*What needs to be done*.
Transcribe the listing below from its opening line up to and including the line that contains "(gd) at (416,812.5)"; reproduce nothing else.

*Information given*.

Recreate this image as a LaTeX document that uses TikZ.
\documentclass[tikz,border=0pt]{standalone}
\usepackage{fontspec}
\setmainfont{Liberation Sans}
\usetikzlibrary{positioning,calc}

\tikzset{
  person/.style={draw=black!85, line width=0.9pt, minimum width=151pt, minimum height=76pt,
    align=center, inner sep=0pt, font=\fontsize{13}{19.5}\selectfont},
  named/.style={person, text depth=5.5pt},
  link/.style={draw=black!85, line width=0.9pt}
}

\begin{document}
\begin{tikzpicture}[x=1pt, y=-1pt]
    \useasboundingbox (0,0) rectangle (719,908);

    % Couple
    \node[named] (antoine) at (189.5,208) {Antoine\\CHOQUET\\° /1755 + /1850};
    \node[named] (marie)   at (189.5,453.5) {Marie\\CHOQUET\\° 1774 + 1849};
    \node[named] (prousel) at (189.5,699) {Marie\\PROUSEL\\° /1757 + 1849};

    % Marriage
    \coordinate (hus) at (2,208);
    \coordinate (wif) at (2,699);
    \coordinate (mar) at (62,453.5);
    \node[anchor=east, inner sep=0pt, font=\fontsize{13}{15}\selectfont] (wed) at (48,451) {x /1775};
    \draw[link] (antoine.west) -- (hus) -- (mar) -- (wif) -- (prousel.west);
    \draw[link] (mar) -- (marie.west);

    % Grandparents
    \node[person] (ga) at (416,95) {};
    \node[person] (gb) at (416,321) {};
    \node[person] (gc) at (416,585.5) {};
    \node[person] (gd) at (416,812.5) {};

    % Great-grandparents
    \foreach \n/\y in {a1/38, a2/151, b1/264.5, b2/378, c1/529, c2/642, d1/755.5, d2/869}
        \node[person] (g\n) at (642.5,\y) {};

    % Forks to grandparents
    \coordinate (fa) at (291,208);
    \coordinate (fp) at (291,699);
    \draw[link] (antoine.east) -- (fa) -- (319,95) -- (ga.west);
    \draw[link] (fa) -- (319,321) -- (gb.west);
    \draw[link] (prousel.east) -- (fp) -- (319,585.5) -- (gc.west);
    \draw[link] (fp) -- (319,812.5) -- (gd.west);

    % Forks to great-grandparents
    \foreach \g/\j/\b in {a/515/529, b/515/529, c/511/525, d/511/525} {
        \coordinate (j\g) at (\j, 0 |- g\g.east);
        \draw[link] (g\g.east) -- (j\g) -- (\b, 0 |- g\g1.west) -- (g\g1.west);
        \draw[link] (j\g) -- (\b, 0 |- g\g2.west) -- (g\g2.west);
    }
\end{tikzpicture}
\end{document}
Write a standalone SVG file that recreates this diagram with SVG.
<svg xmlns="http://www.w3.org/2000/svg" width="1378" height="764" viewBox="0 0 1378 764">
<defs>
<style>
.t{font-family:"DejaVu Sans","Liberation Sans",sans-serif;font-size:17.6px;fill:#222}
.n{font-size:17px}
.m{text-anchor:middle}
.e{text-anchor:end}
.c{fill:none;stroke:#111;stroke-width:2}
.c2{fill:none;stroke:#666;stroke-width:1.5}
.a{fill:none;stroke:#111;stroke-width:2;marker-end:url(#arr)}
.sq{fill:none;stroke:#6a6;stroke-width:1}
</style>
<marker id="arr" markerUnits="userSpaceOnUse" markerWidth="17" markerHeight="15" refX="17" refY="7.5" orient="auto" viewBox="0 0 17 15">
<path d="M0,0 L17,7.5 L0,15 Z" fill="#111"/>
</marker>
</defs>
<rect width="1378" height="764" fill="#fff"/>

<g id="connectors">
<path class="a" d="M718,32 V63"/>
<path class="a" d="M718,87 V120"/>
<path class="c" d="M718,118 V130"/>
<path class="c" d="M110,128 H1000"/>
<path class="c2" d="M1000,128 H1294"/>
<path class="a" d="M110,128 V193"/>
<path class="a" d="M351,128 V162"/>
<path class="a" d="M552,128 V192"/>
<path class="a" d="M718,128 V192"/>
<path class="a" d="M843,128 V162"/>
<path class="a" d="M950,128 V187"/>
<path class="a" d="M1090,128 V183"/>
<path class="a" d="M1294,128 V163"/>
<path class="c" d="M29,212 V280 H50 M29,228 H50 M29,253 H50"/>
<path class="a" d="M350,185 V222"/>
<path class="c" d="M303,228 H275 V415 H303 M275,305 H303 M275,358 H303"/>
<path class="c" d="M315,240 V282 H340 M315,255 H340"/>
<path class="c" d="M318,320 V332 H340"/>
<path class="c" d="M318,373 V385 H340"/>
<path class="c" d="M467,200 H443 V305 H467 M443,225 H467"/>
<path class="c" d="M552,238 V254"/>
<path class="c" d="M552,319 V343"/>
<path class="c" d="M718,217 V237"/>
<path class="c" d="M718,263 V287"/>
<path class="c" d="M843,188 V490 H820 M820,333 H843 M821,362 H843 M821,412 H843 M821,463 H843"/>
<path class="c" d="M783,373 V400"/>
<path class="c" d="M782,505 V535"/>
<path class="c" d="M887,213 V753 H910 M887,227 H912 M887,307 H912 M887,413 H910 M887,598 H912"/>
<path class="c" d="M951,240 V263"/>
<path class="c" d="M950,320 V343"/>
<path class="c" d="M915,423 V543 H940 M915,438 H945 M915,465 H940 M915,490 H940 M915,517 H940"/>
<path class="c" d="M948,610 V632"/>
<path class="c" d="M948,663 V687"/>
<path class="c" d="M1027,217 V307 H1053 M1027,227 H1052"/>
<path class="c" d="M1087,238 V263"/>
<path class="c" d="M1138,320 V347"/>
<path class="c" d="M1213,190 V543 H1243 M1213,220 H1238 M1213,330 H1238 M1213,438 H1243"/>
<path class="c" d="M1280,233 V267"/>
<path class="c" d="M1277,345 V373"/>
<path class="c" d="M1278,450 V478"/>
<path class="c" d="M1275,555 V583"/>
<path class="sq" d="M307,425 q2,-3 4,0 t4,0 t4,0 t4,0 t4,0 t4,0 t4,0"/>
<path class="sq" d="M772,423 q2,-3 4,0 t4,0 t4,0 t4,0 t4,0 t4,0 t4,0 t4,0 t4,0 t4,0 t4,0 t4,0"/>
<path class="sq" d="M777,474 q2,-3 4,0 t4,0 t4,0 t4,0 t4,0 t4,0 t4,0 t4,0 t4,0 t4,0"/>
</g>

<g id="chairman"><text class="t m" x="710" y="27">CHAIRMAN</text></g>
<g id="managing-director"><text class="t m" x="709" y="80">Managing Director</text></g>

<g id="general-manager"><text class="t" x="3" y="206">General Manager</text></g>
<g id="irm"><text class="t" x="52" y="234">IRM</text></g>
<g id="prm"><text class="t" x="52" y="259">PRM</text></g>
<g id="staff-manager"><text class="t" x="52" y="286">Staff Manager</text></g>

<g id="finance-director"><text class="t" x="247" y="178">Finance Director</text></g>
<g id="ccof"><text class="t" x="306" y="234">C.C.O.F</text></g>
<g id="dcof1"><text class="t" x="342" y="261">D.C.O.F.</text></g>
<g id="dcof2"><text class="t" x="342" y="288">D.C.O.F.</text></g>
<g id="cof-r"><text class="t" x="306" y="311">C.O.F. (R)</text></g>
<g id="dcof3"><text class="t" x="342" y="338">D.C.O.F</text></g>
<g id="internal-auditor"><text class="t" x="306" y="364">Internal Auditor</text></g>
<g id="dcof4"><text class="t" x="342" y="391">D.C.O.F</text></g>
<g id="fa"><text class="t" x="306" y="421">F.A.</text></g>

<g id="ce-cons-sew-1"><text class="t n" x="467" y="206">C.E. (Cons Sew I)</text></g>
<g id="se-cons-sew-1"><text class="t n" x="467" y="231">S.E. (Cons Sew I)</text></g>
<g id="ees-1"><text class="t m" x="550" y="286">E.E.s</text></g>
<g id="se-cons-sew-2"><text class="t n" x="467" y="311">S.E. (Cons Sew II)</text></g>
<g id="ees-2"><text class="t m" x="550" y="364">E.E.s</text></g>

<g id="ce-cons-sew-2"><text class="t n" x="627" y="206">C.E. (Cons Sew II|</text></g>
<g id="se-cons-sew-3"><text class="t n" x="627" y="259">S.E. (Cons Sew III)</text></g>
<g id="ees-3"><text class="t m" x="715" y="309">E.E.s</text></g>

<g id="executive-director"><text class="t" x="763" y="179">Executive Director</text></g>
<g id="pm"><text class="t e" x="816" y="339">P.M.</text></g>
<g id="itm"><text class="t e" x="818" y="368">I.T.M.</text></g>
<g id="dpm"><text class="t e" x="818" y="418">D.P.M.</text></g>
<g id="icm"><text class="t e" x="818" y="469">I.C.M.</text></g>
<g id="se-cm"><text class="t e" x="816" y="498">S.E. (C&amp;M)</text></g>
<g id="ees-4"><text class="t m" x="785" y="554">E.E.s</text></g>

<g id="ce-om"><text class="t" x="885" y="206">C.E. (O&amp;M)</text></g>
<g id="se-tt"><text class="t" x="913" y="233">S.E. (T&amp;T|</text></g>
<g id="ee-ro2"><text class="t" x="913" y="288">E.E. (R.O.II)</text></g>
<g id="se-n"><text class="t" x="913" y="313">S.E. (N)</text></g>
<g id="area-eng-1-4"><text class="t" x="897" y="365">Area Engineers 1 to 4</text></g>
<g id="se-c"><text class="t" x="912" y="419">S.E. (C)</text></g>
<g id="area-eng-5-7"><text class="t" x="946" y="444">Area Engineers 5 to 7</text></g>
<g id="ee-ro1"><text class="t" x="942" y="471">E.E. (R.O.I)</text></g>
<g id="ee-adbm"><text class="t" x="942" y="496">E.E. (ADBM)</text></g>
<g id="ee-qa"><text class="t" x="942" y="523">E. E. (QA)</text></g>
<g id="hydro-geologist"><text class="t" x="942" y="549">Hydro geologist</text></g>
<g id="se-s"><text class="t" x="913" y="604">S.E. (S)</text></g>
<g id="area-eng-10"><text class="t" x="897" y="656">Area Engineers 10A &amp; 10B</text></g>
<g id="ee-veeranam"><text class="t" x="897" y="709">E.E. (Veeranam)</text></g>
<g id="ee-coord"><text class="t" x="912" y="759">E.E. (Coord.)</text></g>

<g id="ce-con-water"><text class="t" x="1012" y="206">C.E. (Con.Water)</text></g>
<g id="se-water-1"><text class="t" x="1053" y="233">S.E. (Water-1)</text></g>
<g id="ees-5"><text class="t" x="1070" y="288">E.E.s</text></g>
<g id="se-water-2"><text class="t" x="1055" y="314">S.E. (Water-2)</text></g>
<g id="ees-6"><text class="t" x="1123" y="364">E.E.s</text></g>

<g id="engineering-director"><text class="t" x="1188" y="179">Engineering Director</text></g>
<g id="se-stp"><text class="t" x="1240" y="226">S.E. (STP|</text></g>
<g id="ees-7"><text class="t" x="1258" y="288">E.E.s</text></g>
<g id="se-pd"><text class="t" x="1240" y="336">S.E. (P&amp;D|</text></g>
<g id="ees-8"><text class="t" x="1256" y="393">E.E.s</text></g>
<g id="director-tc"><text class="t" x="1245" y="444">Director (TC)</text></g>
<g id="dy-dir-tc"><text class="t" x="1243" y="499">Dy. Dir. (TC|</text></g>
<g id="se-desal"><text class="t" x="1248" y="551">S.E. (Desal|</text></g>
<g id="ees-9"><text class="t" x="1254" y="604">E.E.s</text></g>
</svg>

*Result for this task*.
Recreate this image as a LaTeX document that uses TikZ.
\documentclass[tikz,border=0pt]{standalone}
\usepackage{fontspec}
\setmainfont{Liberation Sans}
\usetikzlibrary{positioning,calc}

\tikzset{
  person/.style={draw=black!85, line width=0.9pt, minimum width=151pt, minimum height=76pt,
    align=center, inner sep=0pt, font=\fontsize{13}{19.5}\selectfont},
  named/.style={person, text depth=5.5pt},
  link/.style={draw=black!85, line width=0.9pt}
}

\begin{document}
\begin{tikzpicture}[x=1pt, y=-1pt]
    \useasboundingbox (0,0) rectangle (719,908);

    % Couple
    \node[named] (antoine) at (189.5,208) {Antoine\\CHOQUET\\° /1755 + /1850};
    \node[named] (marie)   at (189.5,453.5) {Marie\\CHOQUET\\° 1774 + 1849};
    \node[named] (prousel) at (189.5,699) {Marie\\PROUSEL\\° /1757 + 1849};

    % Marriage
    \coordinate (hus) at (2,208);
    \coordinate (wif) at (2,699);
    \coordinate (mar) at (62,453.5);
    \node[anchor=east, inner sep=0pt, font=\fontsize{13}{15}\selectfont] (wed) at (48,451) {x /1775};
    \draw[link] (antoine.west) -- (hus) -- (mar) -- (wif) -- (prousel.west);
    \draw[link] (mar) -- (marie.west);

    % Grandparents
    \node[person] (ga) at (416,95) {};
    \node[person] (gb) at (416,321) {};
    \node[person] (gc) at (416,585.5) {};
    \node[person] (gd) at (416,812.5) {};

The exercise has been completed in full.